While I'm rather conservative and pro-war, the excerpt labeled "Wishing for 'a Million Mogadishus'" is clearly an example of someone exercising their right to free speech in a place where the audience is prepared to draw their own conclusions. It is not clear to me why it was listed in the column.

Ashley T. in Charlottsville, Va., writes:

I'm all for free speech, but Mr. Nicholas De Genova at Columbia University took things a bit too far. To wish for (even applaud and encourage) American soldier's death is deplorable. You don't have to agree with our government, but at least make the best of the situation that we are in. The least number of lives lost (American, British AND Iraqi), the better.

Michael W. writes:

I want my tax money to stop going to these two-bit universities because what they do with it hurts my feelings.

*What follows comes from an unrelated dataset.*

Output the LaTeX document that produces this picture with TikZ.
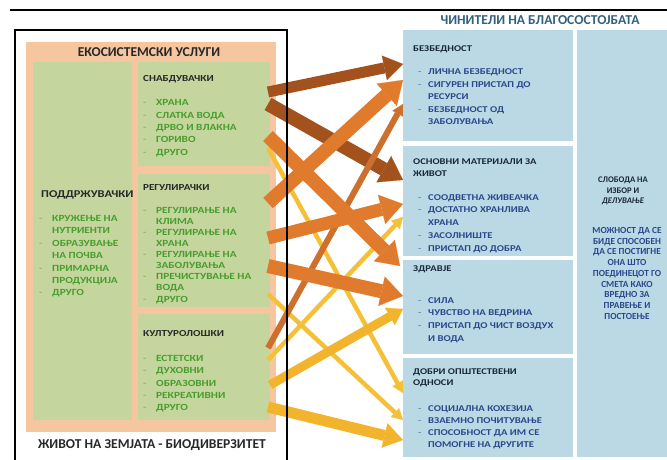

James M. in Greenville, N.C., writes:

It is a shame and a disgrace that, as a college student in America, I am expected to take the views of the liberal mafia that runs academic institutions. The professor at Columbia would think quite differently if his son or daughter were in the military. And if the rest of the administration of Columbia agrees with this idiot maybe they should go to Iraq and fight with the Iraqis. If you don't like what the United States is trying to do for the World maybe you should move to Canada.

Colleen S. writes:

If Columbia University had a professor who was morally opposed to homosexuality, and he called for "one million Matthew Shepards," they'd fire him before the news hit the wires.

Tim S. in Haverhill, Mass., writes:

Why is not considered politically correct to display the American flag? I think the American flag represents the anti-war protesters just as much as it does the American soldiers and government. Even though I disagree with the anti-war protesters, I still support them. I don't support the protesters who break the law to express their opinions. Any unlawful coercion of public opinion is terrorism, not the exercise of free speech.

Geoff D. in Ireland writes:

Your news network is sh*t, your president is stupid, your empire will soon be no more. Victory to the Iraqi resistance.